Drive a few blocks from the White House and you find the other America. You find you're still in the desert, dying of thirst, wondering what wrong turn was made and how you managed to miss the promised land, though you reached for it with all your might.

A vast new racial undercaste now exists in America, though their plight is rarely mentioned. Obama won't mention it; the Tea Party won't mention it; media pundits would rather talk about anything else. The members of the undercaste are largely invisible to those of us who have jobs, live in decent neighborhoods, and zoom around on freeways, passing by the virtual and literal prisons in which they live.

But here are the facts: There are more African-American adults under correctional control today -- in prison or jail, on probation or parole -- than were enslaved in 1850, a decade before the Civil War began. In major urban areas such as Chicago, Obama’s hometown, the majority of working-age African-American men have criminal records and are thus subject to legalized discrimination for the rest of their lives. Millions of people in the United States, primarily poor people of color, are denied the very rights supposedly won in the civil rights movement: the right to vote, to serve on juries, and to be free from discrimination in employment, housing, access to education, and public benefits. Branded "criminals" and "felons," such people now find themselves relegated to a permanent second-class status. They live in a parallel social universe: the other America, where they will stay for the rest of their lives.

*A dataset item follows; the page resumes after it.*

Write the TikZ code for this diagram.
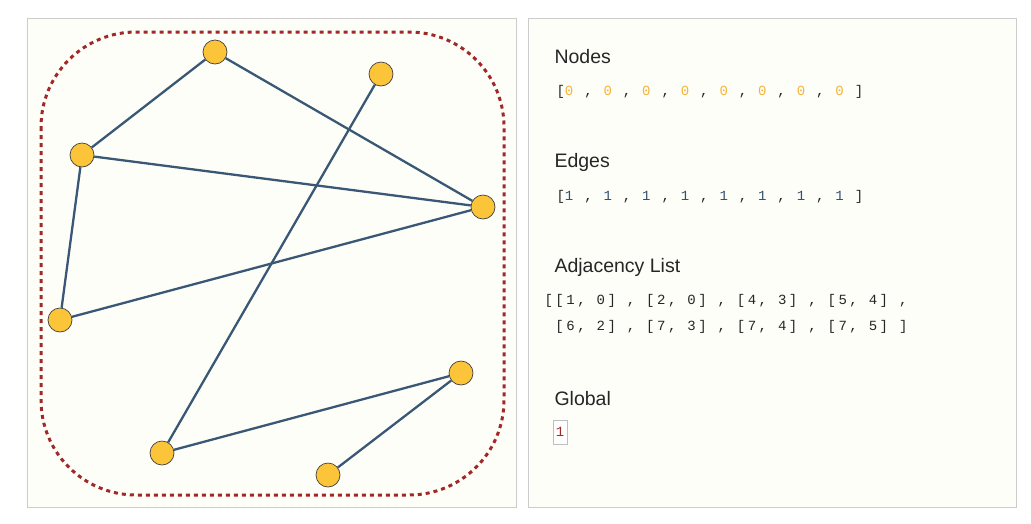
\documentclass[tikz,border=0pt]{standalone}
\usepackage{fontspec}
\setmainfont{Liberation Sans}
\newfontfamily\mymono{Liberation Mono}[LetterSpace=18]
\begin{document}
\begin{tikzpicture}[x=1pt,y=-1pt,
  panel/.style={draw=black!20,line width=0.8pt},
  vtx/.style={circle,draw=black!75,minimum size=24pt,inner sep=0pt,line width=0.7pt},
  edge/.style={line width=2.3pt},
  head/.style={anchor=west,font=\fontsize{19.5}{22}\selectfont,text=black!85},
  mono/.style={anchor=west,font=\mymono\fontsize{14}{16}\selectfont,text=black!85}]
\definecolor{edgec}{RGB}{58,88,118}
\definecolor{nodec}{RGB}{252,196,56}
\definecolor{redd}{RGB}{160,40,40}
\definecolor{orng}{RGB}{245,180,60}
\definecolor{blu}{RGB}{50,80,110}
\definecolor{bg}{RGB}{254,254,248}
\useasboundingbox (0,0) rectangle (1031,523);
\fill[white] (0,0) rectangle (1031,523);
\draw[panel,fill=bg] (27,18) rectangle (516,507);
\draw[panel,fill=bg] (528,18) rectangle (1016,507);
\draw[redd,line width=3pt,dash pattern=on 4pt off 4pt,rounded corners=95pt] (41,32) rectangle (504,495);
\tikzset{vtx/.append style={fill=nodec},edge/.append style={draw=edgec}}
\node[vtx] (A) at (215,52) {};
\node[vtx] (B) at (381,74) {};
\node[vtx] (C) at (82,155) {};
\node[vtx] (D) at (483,207) {};
\node[vtx] (E) at (60,320) {};
\node[vtx] (F) at (461,373) {};
\node[vtx] (G) at (162,453) {};
\node[vtx] (H) at (328,475) {};
\begin{scope}[on background layer/.style={}]
\end{scope}
\draw[edge] (A)--(C); \draw[edge] (A)--(D); \draw[edge] (C)--(D);
\draw[edge] (C)--(E); \draw[edge] (E)--(D); \draw[edge] (B)--(G);
\draw[edge] (G)--(F); \draw[edge] (F)--(H);
\node[head] (t1) at (551,57) {Nodes};
\node[mono] (n1) at (553,92) {[\textcolor{orng}{0} , \textcolor{orng}{0} , \textcolor{orng}{0} , \textcolor{orng}{0} , \textcolor{orng}{0} , \textcolor{orng}{0} , \textcolor{orng}{0} , \textcolor{orng}{0} ]};
\node[head] (t2) at (551,162) {Edges};
\node[mono] (n2) at (553,197) {[\textcolor{blu}{1} , \textcolor{blu}{1} , \textcolor{blu}{1} , \textcolor{blu}{1} , \textcolor{blu}{1} , \textcolor{blu}{1} , \textcolor{blu}{1} , \textcolor{blu}{1} ]};
\node[head] (t3) at (551,267) {Adjacency List};
\node[mono] (n3) at (541,301) {[[1, 0] , [2, 0] , [4, 3] , [5, 4] ,};
\node[mono] (n4) at (541,327) {\ [6, 2] , [7, 3] , [7, 4] , [7, 5] ]};
\node[head] (t4) at (551,399) {Global};
\node[draw=black!25,fill=white,line width=1pt,minimum width=14pt,minimum height=24pt,inner sep=0pt,font=\mymono\fontsize{14}{16}\selectfont,text=redd] (g) at (560,432) {1};
\end{tikzpicture}
\end{document}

We, as a nation, are in deep denial about how this came to pass. On the rare occasions when the existence of "them" -- the others, the ghetto dwellers, those locked up and locked out -- is publicly acknowledged, standard excuses are trotted out. We're told black culture, bad schools, poverty, and broken homes are to blame. Almost no one admits: We declared war. We declared a war on the most vulnerable people in our society and then blamed them for the wreckage.

And yet that is precisely what we did. The so-called War on Drugs has driven the quintupling of our prison population in a few short decades. The vast majority of the startling increase in incarceration in America is traceable to the arrest and imprisonment of poor people of color for nonviolent, drug-related offenses. Families have been torn apart, and young lives shattered, as parents grieve the loss of loved ones to the system, often hiding their grief under a cloak of shame.

Politicians claim that the enemy in this war is a thing -- drugs -- not a group of people. The facts prove otherwise.

Studies consistently show that people of all colors use and sell drugs at remarkably similar rates, yet in some states African-American men have been admitted to prison on drug charges at a rate up to 57 times higher than white men. In some states, 80 to 90 percent of all drug offenders sent to prison have been African Americans. The rate of Latino imprisonment has been staggering as well. Although the majority of illegal drug users and dealers are white, three-fourths of all people imprisoned for drug offenses have been black and Latino.